Which lines hold the word "that"? Copy each of them from the material.
>> BEGIN Supplied material
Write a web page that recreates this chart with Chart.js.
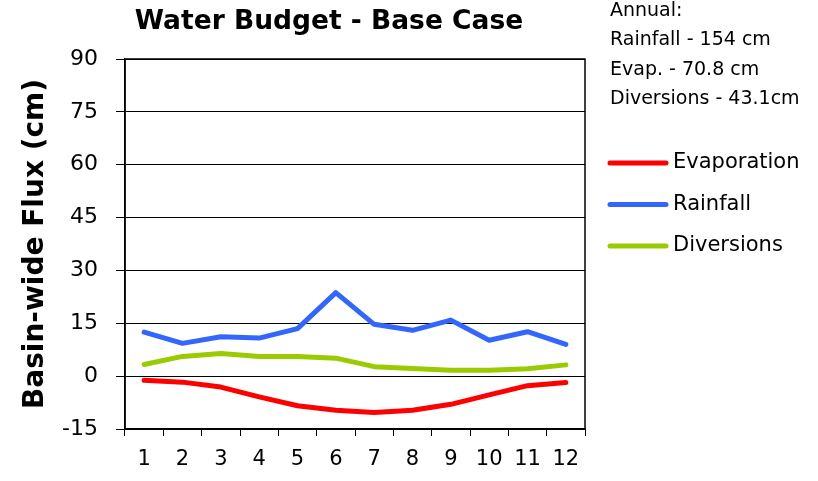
>> END Supplied material
>> BEGIN Supplied material
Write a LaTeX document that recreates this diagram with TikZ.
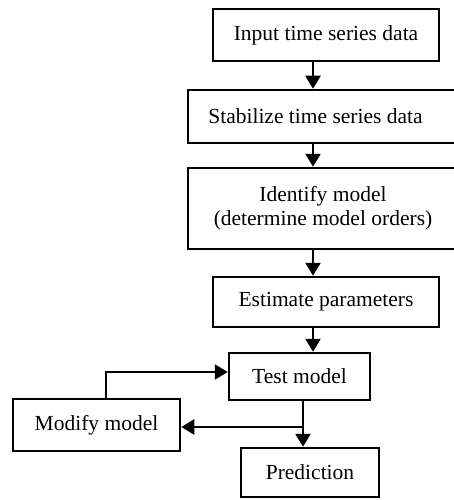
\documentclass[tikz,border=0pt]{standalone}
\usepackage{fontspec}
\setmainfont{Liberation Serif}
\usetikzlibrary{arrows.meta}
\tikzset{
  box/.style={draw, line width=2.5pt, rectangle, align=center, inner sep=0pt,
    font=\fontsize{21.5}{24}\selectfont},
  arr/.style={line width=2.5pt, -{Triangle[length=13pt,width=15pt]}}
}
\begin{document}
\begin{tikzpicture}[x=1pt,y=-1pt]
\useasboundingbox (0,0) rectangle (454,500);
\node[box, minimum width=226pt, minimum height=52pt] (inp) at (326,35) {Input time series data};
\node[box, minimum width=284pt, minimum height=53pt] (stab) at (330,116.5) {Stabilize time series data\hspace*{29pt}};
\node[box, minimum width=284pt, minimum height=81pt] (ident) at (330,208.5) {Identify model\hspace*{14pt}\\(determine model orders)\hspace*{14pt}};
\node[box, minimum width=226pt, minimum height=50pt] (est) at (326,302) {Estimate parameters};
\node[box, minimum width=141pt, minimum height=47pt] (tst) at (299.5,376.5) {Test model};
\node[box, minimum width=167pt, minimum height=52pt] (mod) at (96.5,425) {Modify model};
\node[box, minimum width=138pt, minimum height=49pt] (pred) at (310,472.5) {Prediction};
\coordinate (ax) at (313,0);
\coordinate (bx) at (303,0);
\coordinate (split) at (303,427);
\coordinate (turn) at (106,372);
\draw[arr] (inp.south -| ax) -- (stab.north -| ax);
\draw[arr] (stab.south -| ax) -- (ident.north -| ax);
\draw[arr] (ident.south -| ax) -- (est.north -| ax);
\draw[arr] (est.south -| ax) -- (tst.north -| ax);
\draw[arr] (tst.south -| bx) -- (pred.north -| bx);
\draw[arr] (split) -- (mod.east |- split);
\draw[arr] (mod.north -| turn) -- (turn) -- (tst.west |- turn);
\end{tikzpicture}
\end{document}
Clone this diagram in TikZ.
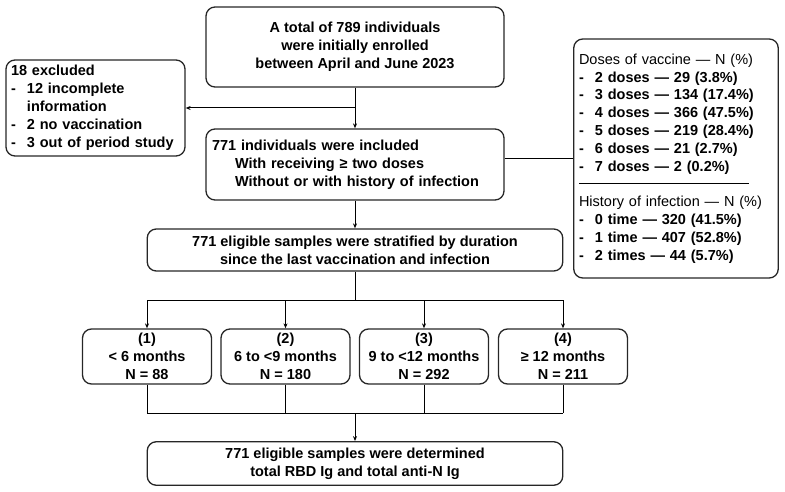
>> END Supplied material
● Written answer:
Write a web page that recreates this chart with Chart.js.
Write a LaTeX document that recreates this diagram with TikZ.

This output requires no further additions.